Accordingly, Bracelin rates CRM an Overweight (i.e. Buy) along with a $365 price target, suggesting upside of a further 34% from current levels. (To watch Bracelin’s track record, click here)
Bracelin is by no means alone in his positive stance. Of the 37 reviews on record, while 6 say Hold, 31 are to Buy, culminating in a Strong Buy consensus rating. With a return potential of nearly 17%, the stock’s consensus target price stands at $318.63. (See CRM stock analysis on TipRanks)
Analog Devices (ADI)
Analog Devices is a world-renowned name in the semiconductor industry, where practically the whole gamut of electronic equipment has need for the company’s high-performance analog, mixed-signal, and digital signal processing (DSP) integrated circuits (ICs). This is a company with a $92 billion market cap, almost 16,000 employees and a global footprint; More than 100,000 customers worldwide use ADI’s signal processing, data conversion, and power management tech.
In F3Q21, ADI generated revenue of $1.76 billion, a 20.5% increase on the same period last year and $50 million above Street expectations. The bottom-line delivered a beat too, as adjusted EPS of $1.72 came in ahead of the analysts’ forecast by $0.11.
Furthermore, the company has recently closed a big acquisition. At the end of August ADI finalized the deal to bring Maxim Integrated Products on board, in a purchase costing the company $21 billion – its biggest ever buy.

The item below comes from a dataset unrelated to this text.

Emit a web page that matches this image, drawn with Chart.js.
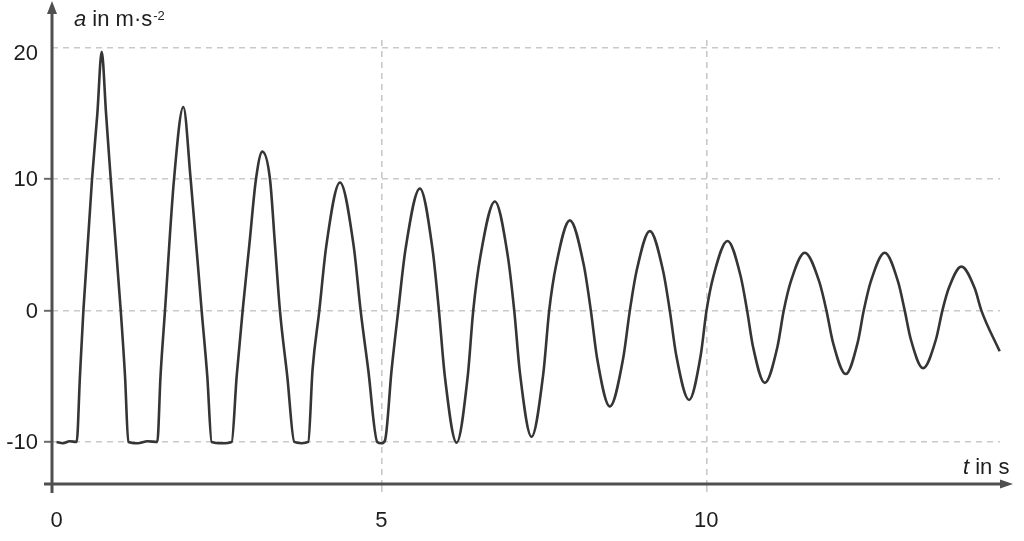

ADI share price sits near all-time highs, with the past 12 months delivering to investors returns of 50%. The solid performance has caught the eye of J.P. Morgan’s Harlan Sur, who sees the company in a sound position.
Explaining his stance following the Maxim deal, the 5-star analyst wrote: “Amidst a strong demand environment, we expect Analog Devices to drive strong execution of achieving synergies as the team has done so with prior acquisitions. The combined company is set to benefit from the positive macro demand fundamentals and with improved positioning in automotive (e.g., GMSL high speed data serial link and EV battery management) wired communications, and datacenter markets (e.g., processor/compute acceleration power management for customers like NVIDIA and Google).”
To this end, Sur rates ADI an Overweight (i.e. Buy) along with a $215 price target. This figure implies ~25% upside from current levels. (To watch Sur’s track record, click here)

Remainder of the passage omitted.